LAS NIÑAS
Émancipation adolescente dans un pays en pleine mutation
1992, à Saragosse, en Espagne. Celia, 11 ans, vit avec sa mère. Étudiant dans un collège religieux pour filles, elle fait la connaissance de Brisa, nouvelle venue arrivant de Barcelone, qui vit chez sa grand-mère et serait orpheline. Lui apprenant les groupes de musique, celle-ci va l’entraîner dans le monde de l’adolescence…
Le premier long métrage de Pilar Palomero, "Las niñas", passé par la Berlinale 2020 dans la section Generation, sort enfin sur les écrans français, auréolé de ses 4 Goyas 2021, dont ceux du meilleur film, du nouveau meilleur réalisateur et du meilleur scénario original, ainsi que de son prix du meilleur premier film au Festival de cinéma espagnol de Nantes 2021. Sans doute quelque peu surestimé, le film, qui creuse un sillon maintes fois exploité, n’en constitue pas moins un beau portrait d’adolescentes, dans une Espagne alors en pleines mutations politique et sociale. En plantant le décors autour de deux personnages de jeunes filles, l’une vivant avec sa mère, l’autre avec sa grand-mère, devenant amies dans un collège mené par des bonnes sœurs, c’est naturellement le vent de l’émancipation qui va souffler, au mépris du mensonge ou des règles posées par les adultes.

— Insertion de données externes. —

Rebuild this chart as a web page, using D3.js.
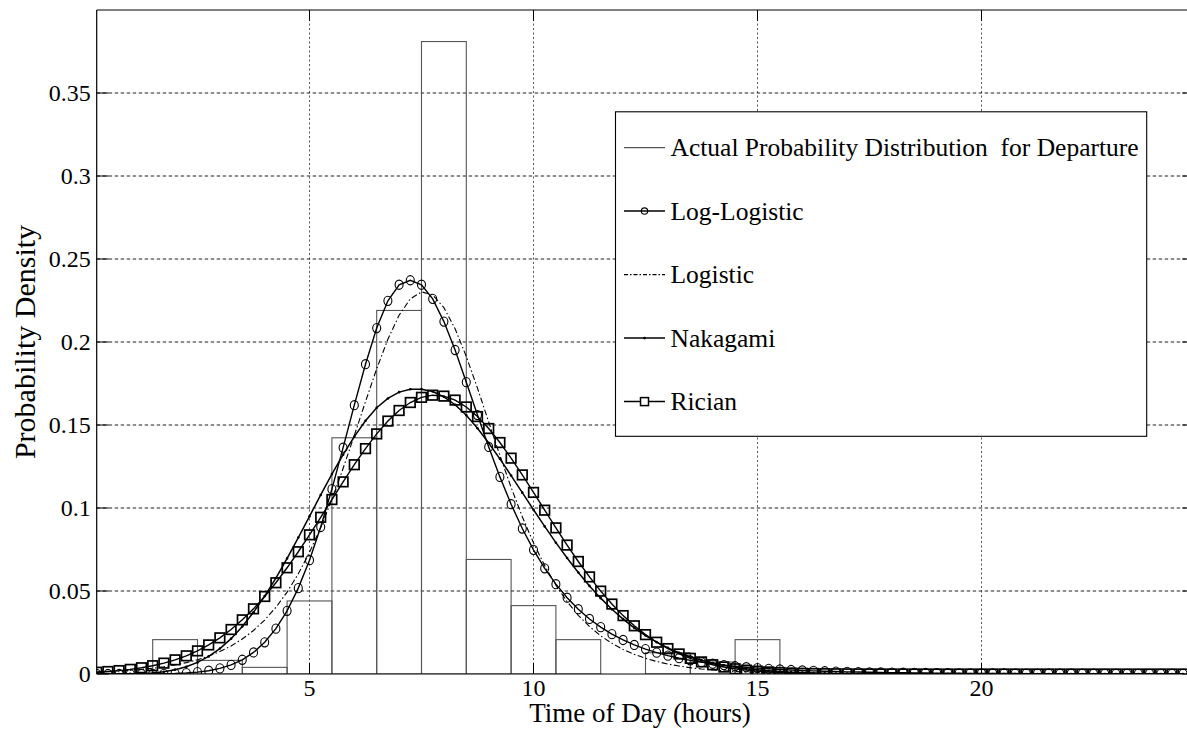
<!DOCTYPE html>
<html><head><meta charset="utf-8">
<script src="https://cdn.jsdelivr.net/npm/d3@7"></script>
<style>
body{margin:0;background:#fff;}
svg{display:block;}
text{font-family:"Liberation Serif","Times New Roman",serif;fill:#000;}
</style>
</head><body>
<svg id="chart" width="1187" height="730"></svg>
<script>
// ---------- data ----------
const binCenters = [2, 3, 4, 5, 6, 7, 8, 9, 10, 11, 12, 13, 14, 15];
const binValues  = [0.0207, 0.0082, 0.0040, 0.0440, 0.1423, 0.2190, 0.3810, 0.0690, 0.0412, 0.0207, 0, 0.0128, 0.0072, 0.0207];

// sample hours: 0.25 .. 24.5 every 0.25 h
const hours = d3.range(1, 99).map(i => i * 0.25);

const logLogistic = [
  0, 0, 0, 0,
  0.00002, 0.00005, 0.00013, 0.00028,
  0.00058, 0.00111, 0.00198, 0.00337,
  0.00547, 0.00857, 0.01299, 0.01909,
  0.02731, 0.03808, 0.05173, 0.06855,
  0.08855, 0.11137, 0.13634, 0.16194,
  0.18662, 0.20838, 0.22480, 0.23450,
  0.23720, 0.23450, 0.22600, 0.21230,
  0.19517, 0.17581, 0.15599, 0.13679,
  0.11875, 0.10230, 0.08764, 0.07480,
  0.06366, 0.05411, 0.04596, 0.03903,
  0.03315, 0.02821, 0.02401, 0.02049,
  0.01751, 0.01499, 0.01286, 0.01106,
  0.00952, 0.00822, 0.00712, 0.00617,
  0.00536, 0.00467, 0.00408, 0.00356,
  0.00312, 0.00274, 0.00241, 0.00212,
  0.00188, 0.00166, 0.00147, 0.00130,
  0.00116, 0.00103, 0.00092, 0.00082,
  0.00074, 0.00066, 0.00059, 0.00053,
  0.00048, 0.00043, 0.00039, 0.00035,
  0.00032, 0.00029, 0.00026, 0.00024,
  0.00022, 0.00020, 0.00018, 0.00016,
  0.00015, 0.00014, 0.00012, 0.00011,
  0.00010, 0.00010, 0.00009, 0.00008,
  0.00007, 0.00007
];

const logistic = [
  0.00110, 0.00139, 0.00175, 0.00220,
  0.00276, 0.00347, 0.00436, 0.00548,
  0.00687, 0.00862, 0.01080, 0.01352,
  0.01690, 0.02107, 0.02619, 0.03250,
  0.04014, 0.04934, 0.06036, 0.07328,
  0.08822, 0.10512, 0.12383, 0.14372,
  0.16406, 0.18389, 0.20167, 0.21612,
  0.22597, 0.23019, 0.22837, 0.22068,
  0.20793, 0.19128, 0.17218, 0.15185,
  0.13168, 0.11243, 0.09473, 0.07903,
  0.06528, 0.05351, 0.04362, 0.03537,
  0.02855, 0.02299, 0.01846, 0.01477,
  0.01182, 0.00944, 0.00753, 0.00600,
  0.00478, 0.00381, 0.00303, 0.00241,
  0.00192, 0.00152, 0.00121, 0.00096,
  0.00076, 0.00061, 0.00048, 0.00038,
  0.00030, 0.00024, 0.00019, 0.00015,
  0.00012, 0.00010, 0.00008, 0.00006,
  0.00005, 0.00004, 0.00003, 0.00002,
  0.00002, 0.00001, 0.00001, 0.00001,
  0, 0, 0, 0,
  0, 0, 0, 0,
  0, 0, 0, 0,
  0, 0, 0, 0,
  0, 0
];

const nakagami = [
  0, 0, 0.00002, 0.00009,
  0.00027, 0.00065, 0.00136, 0.00254,
  0.00436, 0.00698, 0.01060, 0.01533,
  0.02130, 0.02858, 0.03716, 0.04694,
  0.05780, 0.06965, 0.08216, 0.09500,
  0.10786, 0.12041, 0.13213, 0.14299,
  0.15259, 0.16041, 0.16600, 0.16980,
  0.17150, 0.17160, 0.17020, 0.16700,
  0.16220, 0.15583, 0.14808, 0.13917,
  0.12963, 0.11955, 0.10926, 0.09896,
  0.08892, 0.07911, 0.06986, 0.06112,
  0.05307, 0.04569, 0.03896, 0.03307,
  0.02779, 0.02317, 0.01920, 0.01575,
  0.01284, 0.01039, 0.00834, 0.00665,
  0.00526, 0.00413, 0.00322, 0.00250,
  0.00192, 0.00147, 0.00111, 0.00084,
  0.00063, 0.00047, 0.00034, 0.00025,
  0.00018, 0.00013, 0.00010, 0.00007,
  0.00005, 0.00003, 0.00002, 0.00002,
  0.00001, 0.00001, 0, 0,
  0, 0, 0, 0,
  0, 0, 0, 0,
  0, 0, 0, 0,
  0, 0, 0, 0,
  0, 0
];

const rician = [
  0.00107, 0.00149, 0.00205, 0.00279,
  0.00375, 0.00498, 0.00655, 0.00852,
  0.01095, 0.01393, 0.01752, 0.02179,
  0.02680, 0.03262, 0.03925, 0.04671,
  0.05497, 0.06399, 0.07365, 0.08384,
  0.09440, 0.10511, 0.11575, 0.12607,
  0.13577, 0.14463, 0.15236, 0.15874,
  0.16356, 0.16667, 0.16796, 0.16740,
  0.16501, 0.16086, 0.15508, 0.14787,
  0.13943, 0.13003, 0.11993, 0.10939,
  0.09868, 0.08804, 0.07767, 0.06778,
  0.05849, 0.04992, 0.04213, 0.03517,
  0.02904, 0.02371, 0.01914, 0.01529,
  0.01207, 0.00943, 0.00728, 0.00556,
  0.00420, 0.00314, 0.00232, 0.00170,
  0.00123, 0.00088, 0.00062, 0.00043,
  0.00030, 0.00020, 0.00014, 0.00009,
  0.00006, 0.00004, 0.00003, 0.00002,
  0.00001, 0.00001, 0.00001, 0,
  0, 0, 0, 0,
  0, 0, 0, 0,
  0, 0, 0, 0,
  0, 0, 0, 0,
  0, 0, 0, 0,
  0, 0
];

const xTickValues = [5, 10, 15, 20];
const yTickValues = [0, 0.05, 0.1, 0.15, 0.2, 0.25, 0.3, 0.35];
const yTickLabels = ["0", "0.05", "0.1", "0.15", "0.2", "0.25", "0.3", "0.35"];
const legendLabels = ["Actual Probability Distribution  for Departure", "Log-Logistic", "Logistic", "Nakagami", "Rician"];
const xLabel = "Time of Day (hours)";
const yLabel = "Probability Density";

// ---------- layout ----------
const L = 96.7, R = 1194.3, T = 10, B = 674;
const svg = d3.select("#chart");
const x = d3.scaleLinear().domain([0.25, 24.75]).range([L, R]);
const y = d3.scaleLinear().domain([0, 0.4]).range([B, T]);

svg.append("rect").attr("width", 1187).attr("height", 730).attr("fill", "#fff");

svg.append("defs").append("clipPath").attr("id", "clip")
  .append("rect").attr("x", L).attr("y", T).attr("width", R - L).attr("height", B - T);

// grid
const grid = svg.append("g");
grid.selectAll("line.vg").data(xTickValues).join("line")
  .attr("x1", d => x(d)).attr("x2", d => x(d)).attr("y1", T).attr("y2", B)
  .attr("stroke", "#555").attr("stroke-width", 1).attr("stroke-dasharray", "2,2.5");
grid.selectAll("line.hg").data(yTickValues.filter(v => v > 0)).join("line")
  .attr("x1", L).attr("x2", R).attr("y1", d => y(d)).attr("y2", d => y(d))
  .attr("stroke", "#222").attr("stroke-width", 1).attr("stroke-dasharray", "3.5,2.5");

// histogram
const plot = svg.append("g").attr("clip-path", "url(#clip)");
plot.selectAll("rect.bar").data(binCenters.map((c, i) => ({c, v: binValues[i]})).filter(d => d.v > 0)).join("rect")
  .attr("x", d => x(d.c - 0.5)).attr("width", d => x(d.c + 0.5) - x(d.c - 0.5))
  .attr("y", d => y(d.v)).attr("height", d => y(0) - y(d.v))
  .attr("fill", "none").attr("stroke", "#555").attr("stroke-width", 1.1);

// curves
function pts(vals) { return hours.map((h, i) => [h, vals[i]]); }
const line = d3.line().x(d => x(d[0])).y(d => y(d[1]));

// Rician
plot.append("path").attr("d", line(pts(rician))).attr("fill", "none").attr("stroke", "#000").attr("stroke-width", 1.4);
plot.selectAll("rect.sq").data(pts(rician)).join("rect")
  .attr("x", d => x(d[0]) - 4.8).attr("y", d => y(d[1]) - 4.8).attr("width", 9.6).attr("height", 9.6)
  .attr("fill", "none").attr("stroke", "#000").attr("stroke-width", 1.7);

// Nakagami
plot.append("path").attr("d", line(pts(nakagami))).attr("fill", "none").attr("stroke", "#000").attr("stroke-width", 1.5);
plot.selectAll("circle.dot").data(pts(nakagami)).join("circle")
  .attr("cx", d => x(d[0])).attr("cy", d => y(d[1])).attr("r", 1.3).attr("fill", "#000");

// Logistic
plot.append("path").attr("d", line(pts(logistic))).attr("fill", "none").attr("stroke", "#000")
  .attr("stroke-width", 1.1).attr("stroke-dasharray", "6,2.5,1.5,2.5");

// Log-Logistic
plot.append("path").attr("d", line(pts(logLogistic))).attr("fill", "none").attr("stroke", "#000").attr("stroke-width", 1.4);
plot.selectAll("ellipse.ll").data(pts(logLogistic)).join("ellipse")
  .attr("cx", d => x(d[0])).attr("cy", d => y(d[1])).attr("rx", 4).attr("ry", 4.6)
  .attr("fill", "none").attr("stroke", "#000").attr("stroke-width", 1.1);

// frame
svg.append("line").attr("x1", L).attr("x2", L).attr("y1", T).attr("y2", B).attr("stroke", "#000").attr("stroke-width", 1.2);
svg.append("line").attr("x1", L).attr("x2", R).attr("y1", T).attr("y2", T).attr("stroke", "#000").attr("stroke-width", 1.2);
svg.append("line").attr("x1", L).attr("x2", R).attr("y1", B).attr("y2", B).attr("stroke", "#000").attr("stroke-width", 1.2);
svg.append("line").attr("x1", R).attr("x2", R).attr("y1", T).attr("y2", B).attr("stroke", "#000").attr("stroke-width", 1.2);

// ticks (inward, both sides)
const tk = svg.append("g").attr("stroke", "#000").attr("stroke-width", 1);
yTickValues.forEach(v => {
  tk.append("line").attr("x1", L).attr("x2", L + 12).attr("y1", y(v)).attr("y2", y(v));
  tk.append("line").attr("x1", R).attr("x2", R - 12).attr("y1", y(v)).attr("y2", y(v));
});
xTickValues.forEach(v => {
  tk.append("line").attr("x1", x(v)).attr("x2", x(v)).attr("y1", B).attr("y2", B - 11);
  tk.append("line").attr("x1", x(v)).attr("x2", x(v)).attr("y1", T).attr("y2", T + 11);
});

// tick labels
svg.selectAll("text.yt").data(yTickValues).join("text")
  .attr("x", L - 6).attr("y", d => y(d)).attr("dy", "0.34em")
  .attr("text-anchor", "end").attr("font-size", 24).text((d, i) => yTickLabels[i]);
svg.selectAll("text.xt").data(xTickValues).join("text")
  .attr("x", d => x(d)).attr("y", 696)
  .attr("text-anchor", "middle").attr("font-size", 24).text(d => d);

// axis labels
svg.append("text").attr("x", 640).attr("y", 722).attr("text-anchor", "middle").attr("font-size", 27).text(xLabel);
svg.append("text").attr("transform", "translate(35,342) rotate(-90)").attr("text-anchor", "middle").attr("font-size", 30).text(yLabel);

// legend
const lg = svg.append("g");
lg.append("rect").attr("x", 615.5).attr("y", 111.8).attr("width", 531.2).attr("height", 324.5)
  .attr("fill", "#fff").attr("stroke", "#000").attr("stroke-width", 1.1);
const ly = i => 147.6 + i * 63.5;
const lx1 = 624, lx2 = 665, lxm = 644.5;
legendLabels.forEach((lab, i) => {
  lg.append("text").attr("x", 670.5).attr("y", ly(i) + 8.8).attr("font-size", 25.5)
    .style("white-space", "pre").text(lab);
});
// Actual
lg.append("line").attr("x1", lx1).attr("x2", lx2).attr("y1", ly(0)).attr("y2", ly(0)).attr("stroke", "#555").attr("stroke-width", 1.1);
// Log-Logistic
lg.append("line").attr("x1", lx1).attr("x2", lx2).attr("y1", ly(1)).attr("y2", ly(1)).attr("stroke", "#000").attr("stroke-width", 1.5);
lg.append("circle").attr("cx", lxm).attr("cy", ly(1)).attr("r", 3.2).attr("fill", "none").attr("stroke", "#000").attr("stroke-width", 1.1);
// Logistic
lg.append("line").attr("x1", lx1).attr("x2", lx2).attr("y1", ly(2)).attr("y2", ly(2)).attr("stroke", "#000").attr("stroke-width", 1.1).attr("stroke-dasharray", "4,2,1.5,2");
// Nakagami
lg.append("line").attr("x1", lx1).attr("x2", lx2).attr("y1", ly(3)).attr("y2", ly(3)).attr("stroke", "#000").attr("stroke-width", 1.5);
lg.append("circle").attr("cx", lxm).attr("cy", ly(3)).attr("r", 1.3).attr("fill", "#000");
// Rician
lg.append("line").attr("x1", lx1).attr("x2", lx2).attr("y1", ly(4)).attr("y2", ly(4)).attr("stroke", "#000").attr("stroke-width", 1.5);
lg.append("rect").attr("x", lxm - 4).attr("y", ly(4) - 4).attr("width", 8).attr("height", 8).attr("fill", "#fff").attr("stroke", "#000").attr("stroke-width", 1.5);
</script>
</body></html>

Jouant d’emblée sur le contraste entre la liberté de Brisa (la nouvelle venue) et la sagesse enfantine de Celia, les leçons de chasteté et la sensualité qui s’affirme, les lectures de magazines et celle du Kamasutra, la réalisatrice s’attarde sur des détails qui marquent la rébellion en cours : le blanc correcteur comme vernis à ongle, les préservatifs devenus jeu et servant de gants, l’alcool comme tentative… Dévoilant l’aspect rétrograde et hypocrite de l’enseignement, entre une professeur aimant humilier ses élèves et un prêtre qui fume en douce, elle se met le spectateur dans la poche, permettant rapidement l’identification avec ses personnages.
Virant progressivement au drame, son récit séduit par sa capacité à saisir la prise de conscience d’un pouvoir de séduction (voir la scène de la soirée, où s’exprime toute la violence du rejet…) comme la nécessité, pour se construire, d’adultes capables de s’adresser à eux comme à des grandes personnes. Doté d’un casting de jeunes actrices toutes impeccables, "Las niñas" se termine comme il a commencé, autour d’une chorale, sans voix au début, l’héroïne parvenant à chanter à la fin. Comme si celle-ci avait, au fil du récit, trouvé sa voix… ou sa voie.